A phase shift refers to moving the graph of a function left or right. In the expression for horizontal shifts within a trigonometric function, \[ y = -\cos \left(x+\frac{\pi}{4}\right) \]The term inside the cosine function, "\(x + \frac{\pi}{4}\)", highlights a shift in the opposite direction of the sign. Since it is a "\(+\)" sign, it causes a leftward shift. Moving left by \(\frac{\pi}{4}\) means that features like peaks, troughs, and zero-crossings occur earlier on the graph.

There is also a reflection over the x-axis which flips the graph upside down. This is indicated by the negative sign in front of the cosine function. Together:

• Reflect the graph over the x-axis.
• Shift the entire graph to the left by \(\frac{\pi}{4}\).

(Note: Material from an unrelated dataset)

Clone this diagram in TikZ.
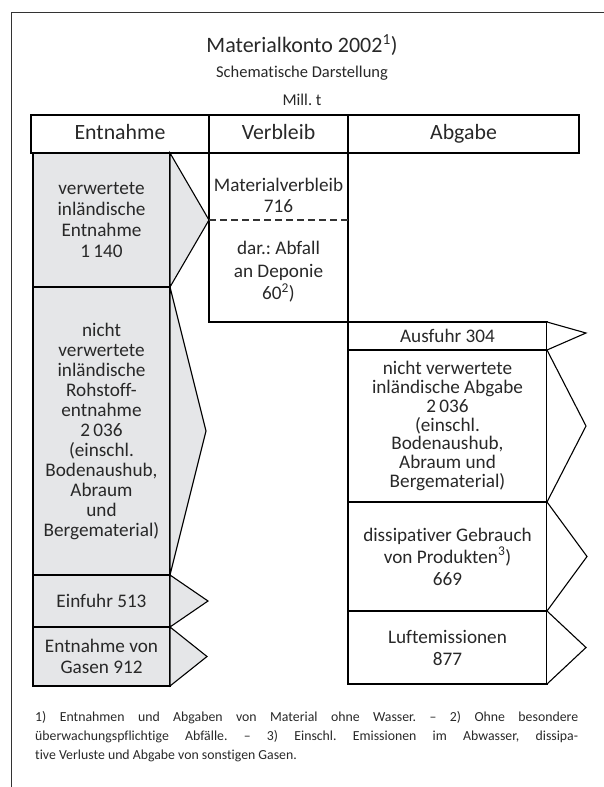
\documentclass[tikz,border=0pt]{standalone}
\usepackage{fontspec}
\setmainfont{Carlito}[Ligatures={NoCommon,TeX}]
\usetikzlibrary{positioning}
\frenchspacing
\definecolor{boxGrey}{RGB}{229,230,232}
\definecolor{txtGrey}{RGB}{40,40,40}
\newcommand{\boxfont}[1]{\fontsize{19.2}{#1}\selectfont}
\tikzstyle{hdNode} = [rectangle, draw=black, line width=2.4pt, minimum height=38pt, inner sep=0pt, outer sep=0pt, text height=15pt, text depth=4pt, text=txtGrey, font=\fontsize{21.8}{24}\selectfont]
\tikzstyle{inNode} = [rectangle, draw=black, line width=1.1pt, fill=boxGrey, minimum width=137pt, inner sep=0pt, outer sep=0pt, align=center, text=txtGrey, font=\boxfont{21}]
\tikzstyle{outNode} = [inNode, fill=white, minimum width=199pt]
\tikzstyle{tipIn} = [draw=black, line width=1.1pt, fill=boxGrey, line join=miter]
\tikzstyle{tipOut} = [tipIn, fill=white]
\tikzstyle{eNode} = [inner sep=0pt, outer sep=0pt, align=center, text=txtGrey, font=\boxfont{21}]

\begin{document}
\begin{tikzpicture}[x=1pt, y=-1pt]
        \useasboundingbox (0,0) rectangle (604,787);
        \draw[line width=1.2pt, black!80] (604,12.5) -- (11.5,12.5) -- (11.5,787);

        \node (title) [eNode, font=\fontsize{22}{24}\selectfont] at (302,45) {Materialkonto 2002\textsuperscript{1})};
        \node (sub) [eNode, font=\fontsize{16.5}{18}\selectfont] at (302,73) {Schematische Darstellung};
        \node (unit) [eNode, font=\fontsize{16.5}{18}\selectfont] at (302,100) {Mill. t};

        \node (hE) [hdNode, minimum width=178pt, anchor=north west] at (31,115) {Entnahme};
        \node (hV) [hdNode, minimum width=139pt, right=0pt of hE] {Verbleib};
        \node (hA) [hdNode, minimum width=231pt, right=0pt of hV] {Abgabe};

        \node (e1) [inNode, minimum height=134pt, below right=0pt and 2pt of hE.south west] {verwertete\\inländische\\Entnahme\\1\,140};
        \node (e2) [inNode, minimum height=288pt, font=\boxfont{20}, below=0pt of e1] {nicht\\verwertete\\inländische\\Rohstoff-\\entnahme\\2\,036\\(einschl.\\Bodenaushub,\\Abraum\\und\\Bergematerial)};
        \node (e3) [inNode, minimum height=52pt, below=0pt of e2] {Einfuhr 513};
        \node (e4) [inNode, minimum height=59pt, font=\boxfont{21.5}, below=0pt of e3] {Entnahme von\\Gasen 912};

        \filldraw [tipIn] (e1.north east) -- ([xshift=39pt]e1.east) -- (e1.south east) -- cycle;
        \filldraw [tipIn] (e2.north east) -- ([xshift=36pt]e2.east) -- (e2.south east) -- cycle;
        \filldraw [tipIn] (e3.north east) -- ([xshift=38pt]e3.east) -- (e3.south east) -- cycle;
        \filldraw [tipIn] (e4.north east) -- ([xshift=37pt]e4.east) -- (e4.south east) -- cycle;

        \node (vb) [rectangle, draw=black, line width=2.4pt, minimum width=139pt, minimum height=169pt, inner sep=0pt, outer sep=0pt, below=0pt of hV] {};
        \draw [line width=1.1pt, black!80, dash pattern=on 7pt off 4pt] (vb.west |- e1.east) -- (vb.east |- e1.east);
        \node (v1) [eNode, below=25pt of vb.north] {Materialverbleib\\716};
        \node (v2) [eNode, font=\boxfont{22.5}, below=29pt of v1] {dar.: Abfall\\an Deponie\\60\textsuperscript{2})};

        \node (a1) [outNode, minimum height=28pt, anchor=north west] at (vb.south east) {Ausfuhr 304};
        \node (a2) [outNode, minimum height=152pt, font=\boxfont{18.8}, below=0pt of a1] {nicht verwertete\\inländische Abgabe\\2\,036\\(einschl.\\Bodenaushub,\\Abraum und\\Bergematerial)};
        \node (a3) [outNode, minimum height=109pt, font=\boxfont{22}, below=0pt of a2] {dissipativer Gebrauch\\von Produkten\textsuperscript{3})\\669};
        \node (a4) [outNode, minimum height=73pt, font=\boxfont{22}, below=0pt of a3] {Luftemissionen\\877};

        \draw [tipOut] (a1.north east) -- ([xshift=39pt,yshift=3pt]a1.east) -- (a1.south east);
        \draw [tipOut] (a2.north east) -- ([xshift=39pt]a2.east) -- (a2.south east);
        \draw [tipOut] (a3.north east) -- ([xshift=40pt]a3.east) -- (a3.south east);
        \draw [tipOut] (a4.north east) -- ([xshift=39pt]a4.east) -- (a4.south east);

        \node (fn) [anchor=north west, text width=543pt, align=justify, inner sep=0pt, text=txtGrey, font=\fontsize{13.8}{19}\selectfont] at (35,711) {\tolerance=9999 1) Entnahmen und Abgaben von Material ohne Wasser. – 2) Ohne besondere\linebreak überwachungspflichtige Abfälle. – 3) Einschl. Emissionen im Abwasser, dissipa-\linebreak tive Verluste und Abgabe von sonstigen Gasen.};
\end{tikzpicture}
\end{document}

Reflection over the x-axis results in flipping the graph. For trigonometric functions, a negative sign in front of the function causes any positive value to become negative and vice versa. Consider the transformation:\[ y = -\cos \left(\frac{\pi}{2}-x\right) \]Initially, you can use the complementary angle identity, \( \cos(\frac{\pi}{2}-x) = \sin(x) \), to rewrite it as:\[ y = -\sin x \]Here, the negative sign indicates a reflection of \( \sin x \) over the x-axis. This flips all the points on the graph as if you’re looking at it in a mirror held along the x-axis. What was above the x-axis is now below, and what was below is now above.

Key points about reflection:

• Negative sign means the function is upside down.
• It affects both cosine and sine functions the same way.